**Request**
Retype every line from the start of the data down to and including the line with "const iw = W". Skip the pictures.
====== Collected data
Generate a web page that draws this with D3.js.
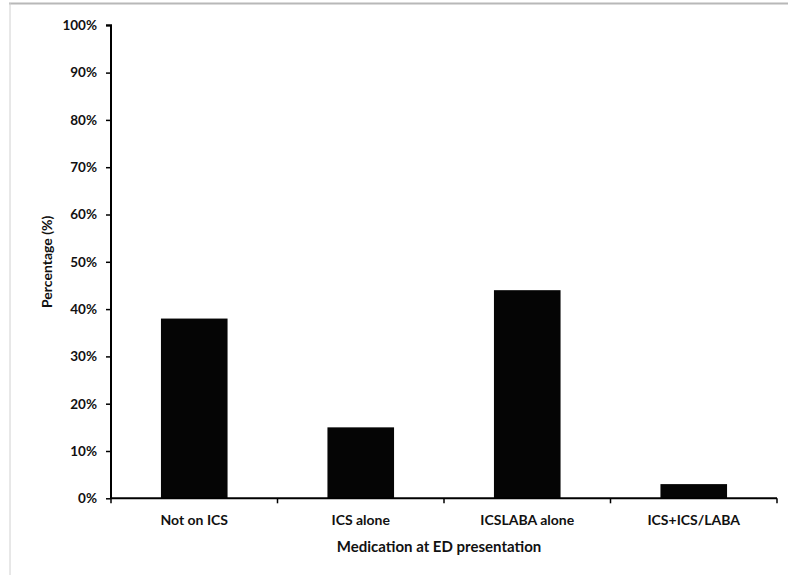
<!DOCTYPE html>
<html>
<head>
<meta charset="utf-8">
<script src="https://cdn.jsdelivr.net/npm/d3@7"></script>
<style>
  html, body { margin: 0; padding: 0; background: #fff; }
  svg { display: block; }
  text { font-family: Lato, "Open Sans", sans-serif; font-weight: 700; fill: #111; }
</style>
</head>
<body>
<svg id="chart" width="788" height="575"></svg>
<script>
const categories = ["Not on ICS", "ICS alone", "ICSLABA alone", "ICS+ICS/LABA"];
const values = [38, 15, 44, 3];
const yTicks = [0, 10, 20, 30, 40, 50, 60, 70, 80, 90, 100];
const yTitle = "Percentage (%)";
const xTitle = "Medication at ED presentation";

const svg = d3.select("#chart");
const W = 788, H = 575;
const m = { left: 111, right: 11, top: 25.3, bottom: 76.7 };
const iw = W - m.left - m.right, ih = H - m.top - m.bottom;

// frame
svg.append("line").attr("x1", 9).attr("x2", W).attr("y1", 3.5).attr("y2", 3.5)
  .attr("stroke", "#b8b8b8").attr("stroke-width", 2);
svg.append("line").attr("x1", 10).attr("x2", 10).attr("y1", 3).attr("y2", H)
  .attr("stroke", "#d0d0d0").attr("stroke-width", 1);

const g = svg.append("g").attr("transform", `translate(${m.left},${m.top})`);

const x = d3.scaleBand().domain(categories).range([0, iw]).paddingInner(0.6).paddingOuter(0.3);
const y = d3.scaleLinear().domain([0, 100]).range([ih, 0]);

g.selectAll("rect.bar").data(categories).join("rect")
  .attr("class", "bar")
  .attr("x", d => x(d))
  .attr("width", x.bandwidth())
  .attr("y", (d, i) => y(values[i]))
  .attr("height", (d, i) => ih - y(values[i]))
  .attr("fill", "#050505");

// y axis
const yAxis = g.append("g").call(d3.axisLeft(y).tickValues(yTicks).tickSize(5).tickPadding(9).tickFormat(d => d + "%"));
yAxis.select(".domain").attr("d", `M0,${ih}V0H-5`).attr("stroke", "#000").attr("stroke-width", 2);
yAxis.selectAll(".tick line").attr("stroke", "#000").attr("stroke-width", 1.5);
yAxis.selectAll(".tick text").attr("font-size", 13.5).attr("fill", "#222");

// x axis with ticks at band boundaries
const xg = g.append("g").attr("transform", `translate(0,${ih})`);
xg.append("line").attr("x1", 0).attr("x2", iw).attr("y1", 0).attr("y2", 0)
  .attr("stroke", "#000").attr("stroke-width", 2);
const step = x.step();
const bounds = d3.range(categories.length + 1).map(i => i * step);
xg.selectAll("line.tk").data(bounds).join("line").attr("class", "tk")
  .attr("x1", d => d).attr("x2", d => d).attr("y1", 0).attr("y2", 5)
  .attr("stroke", "#000").attr("stroke-width", 1.5);
xg.selectAll("text.lbl").data(categories).join("text").attr("class", "lbl")
  .attr("x", d => x(d) + x.bandwidth() / 2).attr("y", 27)
  .attr("text-anchor", "middle").attr("font-size", 14).attr("fill", "#222")
  .text(d => d);

svg.append("text").attr("x", m.left + iw / 2 - 5).attr("y", 552)
  .attr("text-anchor", "middle").attr("font-size", 15).attr("fill", "#222").text(xTitle);
svg.append("text")
  .attr("transform", `translate(${47},${m.top + ih / 2}) rotate(-90)`)
  .attr("text-anchor", "middle").attr("dy", "0.35em").attr("font-size", 14).attr("fill", "#222").text(yTitle);
</script>
</body>
</html>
============
**Reply to the exercise**
Generate a web page that draws this with D3.js.
<!DOCTYPE html>
<html>
<head>
<meta charset="utf-8">
<script src="https://cdn.jsdelivr.net/npm/d3@7"></script>
<style>
  html, body { margin: 0; padding: 0; background: #fff; }
  svg { display: block; }
  text { font-family: Lato, "Open Sans", sans-serif; font-weight: 700; fill: #111; }
</style>
</head>
<body>
<svg id="chart" width="788" height="575"></svg>
<script>
const categories = ["Not on ICS", "ICS alone", "ICSLABA alone", "ICS+ICS/LABA"];
const values = [38, 15, 44, 3];
const yTicks = [0, 10, 20, 30, 40, 50, 60, 70, 80, 90, 100];
const yTitle = "Percentage (%)";
const xTitle = "Medication at ED presentation";

const svg = d3.select("#chart");
const W = 788, H = 575;
const m = { left: 111, right: 11, top: 25.3, bottom: 76.7 };
const iw = W - m.left - m.right, ih = H - m.top - m.bottom;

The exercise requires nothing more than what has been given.